Actors, writers and theatre owners always had a difficult time in Elizabethan times.

Until the coronation of England’s following monarch, James I, theatre in England was considered akin to prostitution, thievery and vagrancy. All theatres in London were required to be built outside the city walls along with brothels, prisons and lunatic asylums. Theatres were usually considered to be disreputable places, dens of iniquity, and, some thought, even the breeding ground for the plague.

Consequently, whenever the plague flared up, they were the first places to be closed.

The epidemic which began in London in the summer of 1592 was one of the longest closures. More than 14% of the population of the city died during this period.

Whenever the theatres closed, the actors as well as all those connected with the company would be faced with two options: lose all income or begin touring the small countryside towns where the plague was not as virulent. In order to sustain at least a little income, most decided to tour.

By first day of the following year, 1593, the deaths had lessened enough to allow theatres to reopen. But that did not last long. On January 21, the Privy Council prohibited any more performances as the number of deaths began to rise. This time the plague wiped out an additional ten per cent of London.
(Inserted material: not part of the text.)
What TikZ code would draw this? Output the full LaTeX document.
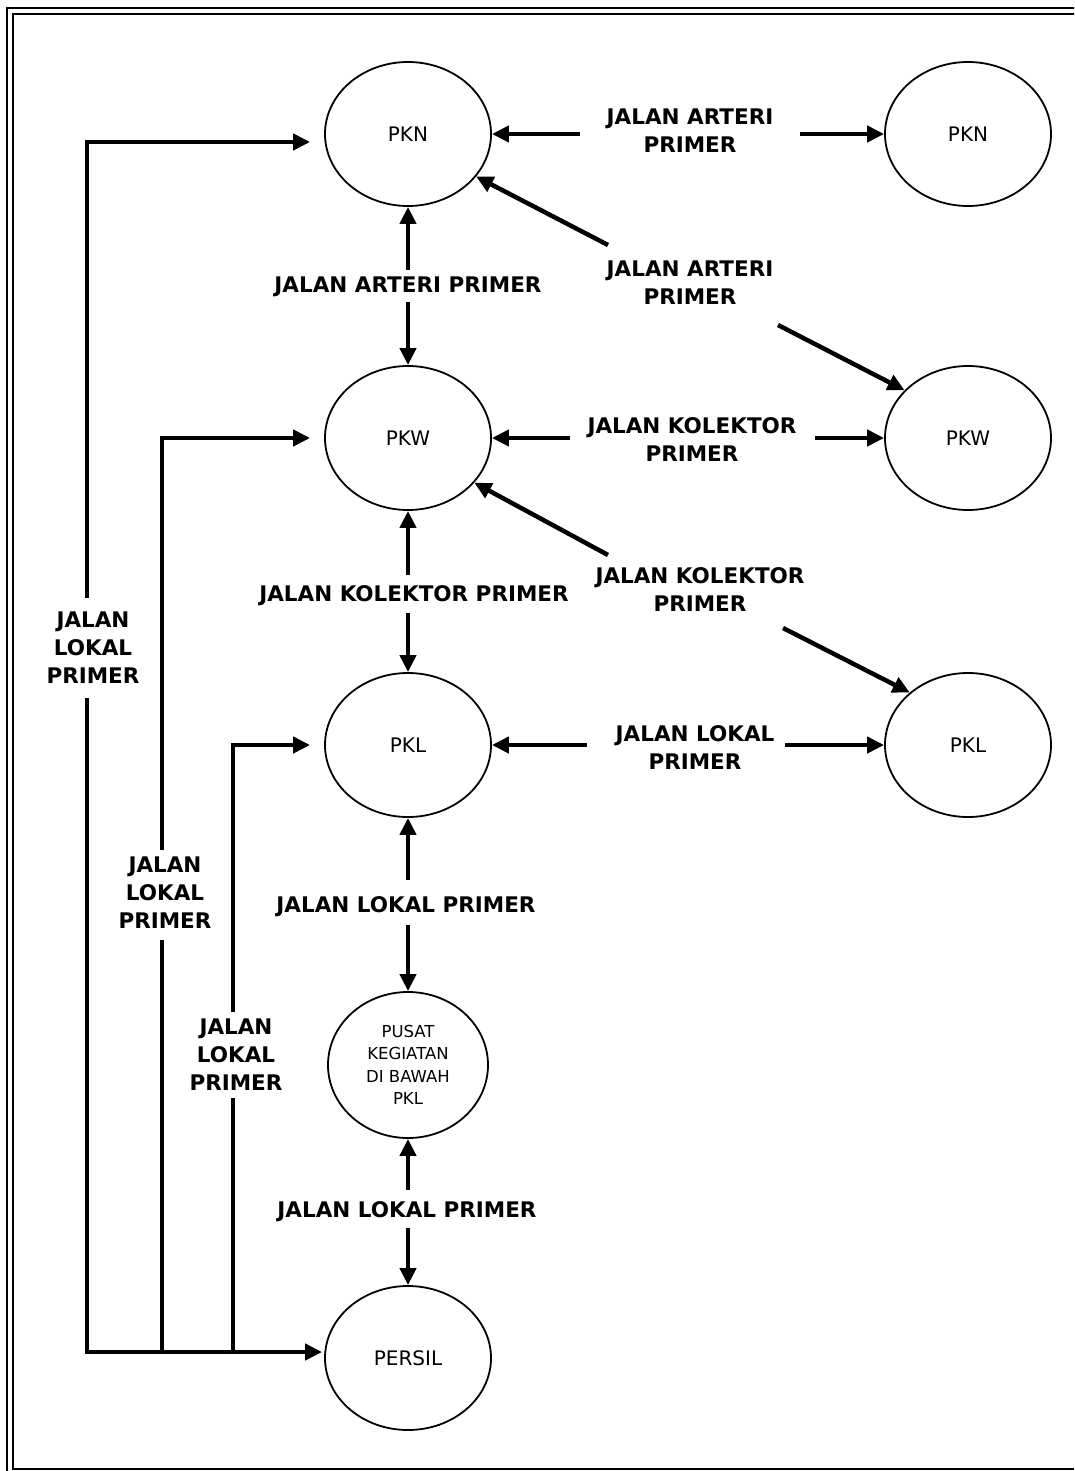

During that closure, Sir Thomas Walsingham had invited Christopher Marlowe to live at Scadbury Manor, which was safely twelve miles outside the city. There is some disagreement among historians if the reason for this was companionship or avoidance of the plague. No matter the reason, Marlowe was living at Scadbury when Thomas Kyd, his former roommate, was arrested and later, when Marlowe was summoned to the Privy Council for treason.

Even after these especially severe epidemics, the plague was virtually always present and would mysteriously flare up every few years. Whenever the death toll in London reached forty, all public gatherings except for church services were banned within seven miles of the city.

Most problematic was the knowledge that the actors had no idea when the theatres would again be allowed to open.